TensorRT: NVIDIA TensorRT is a developer ecosystem comprising inference compilers, runtimes, and model optimizations designed to deliver high-performance, low-latency deep learning inference for production applications.

Generative Recommenders / HSTU: A library reformulates classical recommendation systems as generative models and introduces algorithms like HSTU and M-FALCON to drastically accelerate training and inference while establishing scaling laws for billion-user scale environments.

FBGEMM: Highly-optimized kernels used across deep learning applications, including recommendation systems.

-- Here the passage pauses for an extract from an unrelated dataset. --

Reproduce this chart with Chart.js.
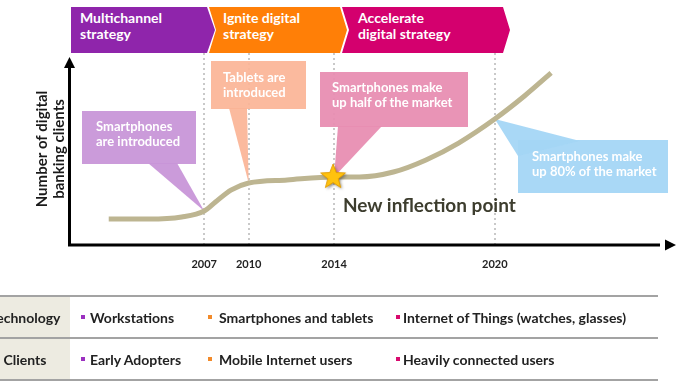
<!DOCTYPE html>
<html>
<head>
<meta charset="utf-8">
<script src="https://cdn.jsdelivr.net/npm/chart.js@4.4.1/dist/chart.umd.min.js"></script>
<style>
  html, body { margin: 0; padding: 0; background: #fff; }
  #wrap { position: relative; width: 676px; height: 388px; overflow: hidden; font-family: Lato, 'Open Sans', sans-serif; }
  #chart { position: absolute; left: 0; top: 0; }
  .phase { position: absolute; top: 7px; height: 46px; color: #fff; font-weight: bold; font-size: 14px; line-height: 16px; }
  .phase span { position: absolute; top: 3px; white-space: nowrap; }
  .call { position: absolute; color: #fff; font-size: 13px; font-weight: bold; line-height: 15px; white-space: nowrap; }
  .inflection { position: absolute; left: 343px; top: 193px; font-size: 19px; font-weight: bold; color: #3d3d2e; white-space: nowrap; }
  .hline { position: absolute; left: 0; width: 658px; height: 2px; background: #a3a3a3; }
  .cell { position: absolute; left: 0; width: 70px; background: #edebe1; }
  .rowlabel { position: absolute; left: -25px; width: 100px; text-align: center; font-size: 14px; font-weight: bold; color: #222; line-height: 18px; }
  .item { position: absolute; font-size: 14px; font-weight: bold; color: #222; line-height: 18px; white-space: nowrap; }
  .bullet { position: absolute; width: 4px; height: 4px; }
</style>
</head>
<body>
<div id="wrap">
  <canvas id="chart" width="676" height="388"></canvas>
</div>
<script>
// Frise : position horizontale (0-100) de chaque année repère
const yearLabels = ['2007', '2010', '2014', '2020'];
const yearPos = [22.8, 30.3, 44.7, 71.8];

// Courbe du nombre de clients digitaux (échelle relative 0-100)
const curveX = [6.7, 13.5, 19.0, 22.8, 24.7, 27.3, 30.3, 36.8, 44.7, 49.0, 54.7, 60.2, 65.7, 71.8, 76.8, 81.3];
const curveY = [13.5, 13.5, 14.6, 17.7, 22.4, 28.6, 32.3, 33.9, 35.4, 35.4, 38.0, 44.3, 53.1, 65.6, 77.6, 89.6];

// Point d'inflexion (étoile)
const inflectionX = [44.7];
const inflectionY = [35.4];
const inflectionLabel = 'New inflection point';

// Phases stratégiques
const phaseNames = [['Multichannel', 'strategy'], ['Ignite digital', 'strategy'], ['Accelerate', 'digital strategy']];
const phaseColors = ['#8f25ab', '#ff7f07', '#d4006e'];

// Bulles d'annotation (une par année repère)
const calloutTexts = [
  ['Smartphones', 'are introduced'],
  ['Tablets are', 'introduced'],
  ['Smartphones make', 'up half of the market'],
  ['Smartphones make', 'up 80% of the market']
];
const calloutColors = ['rgba(200,150,216,0.95)', 'rgba(251,180,150,0.92)', 'rgba(232,142,178,0.95)', 'rgba(164,214,246,0.95)'];

// Tableau du bas
const rowLabels = ['Technology', 'Clients'];
const technologyItems = ['Workstations', 'Smartphones and tablets', 'Internet of Things (watches, glasses)'];
const clientItems = ['Early Adopters', 'Mobile Internet users', 'Heavily connected users'];
const bulletColors = ['#9b30c0', '#f28a2a', '#d80a6e'];

const wrap = document.getElementById('wrap');

function addDiv(cls, css, html) {
  const d = document.createElement('div');
  d.className = cls;
  Object.assign(d.style, css);
  if (html !== undefined) d.innerHTML = html;
  wrap.appendChild(d);
  return d;
}

// --- bandeau des phases (chevrons)
const phaseLayout = [
  { left: 71, width: 144, clip: 'polygon(0 0, 136px 0, 144px 23px, 136px 46px, 0 46px)', text: 9 },
  { left: 209, width: 138, clip: 'polygon(0 0, 131px 0, 138px 23px, 131px 46px, 0 46px, 7px 23px)', text: 14 },
  { left: 342, width: 168, clip: 'polygon(0 0, 161px 0, 168px 23px, 161px 46px, 0 46px, 7px 23px)', text: 16 }
];
phaseNames.forEach((lines, i) => {
  const p = phaseLayout[i];
  addDiv('phase', { left: p.left + 'px', width: p.width + 'px', background: phaseColors[i], clipPath: p.clip },
    '<span style="left:' + p.text + 'px">' + lines.join('<br>') + '</span>');
});

// --- textes des bulles
const calloutTextPos = [[96, 119], [223, 70], [332, 80], [532, 149]];
calloutTexts.forEach((lines, i) => {
  addDiv('call', { left: calloutTextPos[i][0] + 'px', top: calloutTextPos[i][1] + 'px' }, lines.join('<br>'));
});
addDiv('inflection', {}, inflectionLabel);

// --- tableau
[296, 338, 380].forEach(y => addDiv('hline', { top: (y - 1) + 'px' }));
addDiv('cell', { top: '297px', height: '40px' });
addDiv('cell', { top: '339px', height: '40px' });
const rowCenters = [318, 360];
const colText = [90, 219, 403];
const colBullet = [81, 208, 396];
[technologyItems, clientItems].forEach((items, r) => {
  addDiv('rowlabel', { top: (rowCenters[r] - 9) + 'px' }, rowLabels[r]);
  items.forEach((txt, c) => {
    addDiv('bullet', { left: colBullet[c] + 'px', top: (rowCenters[r] - 3) + 'px', background: bulletColors[c] });
    addDiv('item', { left: colText[c] + 'px', top: (rowCenters[r] - 9) + 'px' }, txt);
  });
});

// --- étoile dessinée une fois et utilisée comme pointStyle
const starImg = document.createElement('canvas');
starImg.width = 34; starImg.height = 34;
(function () {
  const c = starImg.getContext('2d');
  c.shadowColor = 'rgba(60,60,60,0.6)';
  c.shadowBlur = 3;
  c.shadowOffsetX = 1.5;
  c.shadowOffsetY = 1.5;
  c.beginPath();
  for (let k = 0; k < 10; k++) {
    const r = k % 2 === 0 ? 13 : 5.5;
    const a = -Math.PI / 2 + k * Math.PI / 5;
    const px = 16 + r * Math.cos(a), py = 17 + r * Math.sin(a);
    if (k === 0) c.moveTo(px, py); else c.lineTo(px, py);
  }
  c.closePath();
  c.fillStyle = '#ffc20e';
  c.fill();
  c.shadowColor = 'transparent';
  c.strokeStyle = '#e39d00';
  c.lineWidth = 1;
  c.stroke();
})();

// bulles : base du triangle (px) + rectangle, la pointe vient de la courbe
const calloutShapes = [
  { rect: [82, 111, 114, 53], base: [[148, 163], [177, 163]] },
  { rect: [211, 61, 95, 48], base: [[229, 108], [247, 108]] },
  { rect: [320, 72, 148, 55], base: [[338, 126], [382, 126]] },
  { rect: [518, 140, 150, 53], base: [[580, 141], [518, 156]] }
];

const calloutPlugin = {
  id: 'callouts',
  beforeDatasetsDraw(chart) {
    const ctx = chart.ctx;
    const xs = chart.scales.x, ys = chart.scales.y;
    ctx.save();
    calloutShapes.forEach((s, i) => {
      const idx = curveX.indexOf(yearPos[i]);
      const tipX = xs.getPixelForValue(curveX[idx]);
      const tipY = ys.getPixelForValue(curveY[idx]);
      ctx.fillStyle = calloutColors[i];
      ctx.beginPath();
      ctx.rect(s.rect[0], s.rect[1], s.rect[2], s.rect[3]);
      ctx.fill();
      ctx.beginPath();
      ctx.moveTo(s.base[0][0], s.base[0][1]);
      ctx.lineTo(tipX, tipY);
      ctx.lineTo(s.base[1][0], s.base[1][1]);
      ctx.closePath();
      ctx.fill();
    });
    ctx.restore();
  }
};

const axisArrows = {
  id: 'axisArrows',
  afterDraw(chart) {
    const { ctx, chartArea: a } = chart;
    ctx.save();
    ctx.strokeStyle = '#000';
    ctx.fillStyle = '#000';
    ctx.lineWidth = 3;
    ctx.beginPath();
    ctx.moveTo(a.left + 0.5, a.top + 12);
    ctx.lineTo(a.left + 0.5, a.bottom);
    ctx.lineTo(a.right - 2, a.bottom);
    ctx.stroke();
    ctx.beginPath();
    ctx.moveTo(a.left + 0.5, a.top + 4);
    ctx.lineTo(a.left - 5, a.top + 15);
    ctx.lineTo(a.left + 6, a.top + 15);
    ctx.fill();
    ctx.beginPath();
    ctx.moveTo(676, a.bottom);
    ctx.lineTo(665, a.bottom - 5.5);
    ctx.lineTo(665, a.bottom + 5.5);
    ctx.fill();
    ctx.restore();
  }
};

new Chart(document.getElementById('chart'), {
  type: 'line',
  data: {
    datasets: [
      {
        type: 'scatter',
        data: inflectionX.map((x, i) => ({ x: x, y: inflectionY[i] })),
        pointStyle: starImg,
        pointRadius: 13,
        order: 0
      },
      {
        data: curveX.map((x, i) => ({ x: x, y: curveY[i] })),
        borderColor: '#bdb591',
        borderWidth: 5,
        pointRadius: 0,
        fill: false,
        cubicInterpolationMode: 'monotone',
        order: 1
      }
    ]
  },
  options: {
    responsive: false,
    devicePixelRatio: 1,
    animation: false,
    layout: { padding: { top: 53, right: 7, left: 0, bottom: 0 } },
    plugins: { legend: { display: false }, tooltip: { enabled: false } },
    scales: {
      x: {
        type: 'linear',
        min: 0,
        max: 100,
        afterFit: s => { s.height = 143; },
        afterBuildTicks: s => { s.ticks = yearPos.map(v => ({ value: v })); },
        grid: { display: true, drawTicks: false, color: '#c9c9c9', lineWidth: 2 },
        border: { display: false, dash: [2, 3] },
        ticks: {
          autoSkip: false,
          maxRotation: 0,
          padding: 13,
          color: '#222',
          font: { family: 'Lato', size: 11, weight: 'bold' },
          callback: v => yearLabels[yearPos.indexOf(v)]
        }
      },
      y: {
        type: 'linear',
        min: 0,
        max: 100,
        afterFit: s => { s.width = 69; },
        grid: { display: false },
        border: { display: false },
        ticks: { display: false },
        title: {
          display: true,
          text: ['Number of digital', 'banking clients'],
          color: '#1a1a1a',
          font: { family: 'Lato', size: 15, weight: 'bold', lineHeight: 1.1 },
          padding: { top: 34, bottom: 0 }
        }
      }
    }
  },
  plugins: [calloutPlugin, axisArrows]
});
</script>
</body>
</html>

Triton and Low-Level Extension (TLX): Triton is a Python-based language and compiler designed for writing highly efficient GPU kernels. TLX (Triton Low-Level Extensions) is an experimental add-on that provides fine-grained, hardware-specific control within Triton, enabling developers to further optimize performance on modern GPUs.

oneDNN: oneAPI Deep Neural Network Library is an open-source, cross-platform performance library of basic building blocks for deep learning applications, specifically optimized for Intel processors.

ZenDNN: ZenDNN (Zen Deep Neural Network) Library accelerates deep learning inference applications on AMD CPUs.

CUTLASS / CuTeDSL: CUTLASS is a collection of abstractions for implementing high-performance matrix-matrix multiplication (GEMM) and related computations at all levels and scales within CUDA. CuteDSL is a Python-based embedded domain-specific language for Cutlass.

AITER: AITER is AMD’s centralized repository that supports various high performance AI operators for AI workloads acceleration, where a good unified place for all the customer operator-level requests, which can match different customers’ needs.

CK: The Composable Kernel (CK) library provides a programming model for writing performance-critical kernels for machine learning workloads across multiple architectures (GPUs, CPUs, etc.). The CK library uses general purpose kernel languages, such as HIP C++.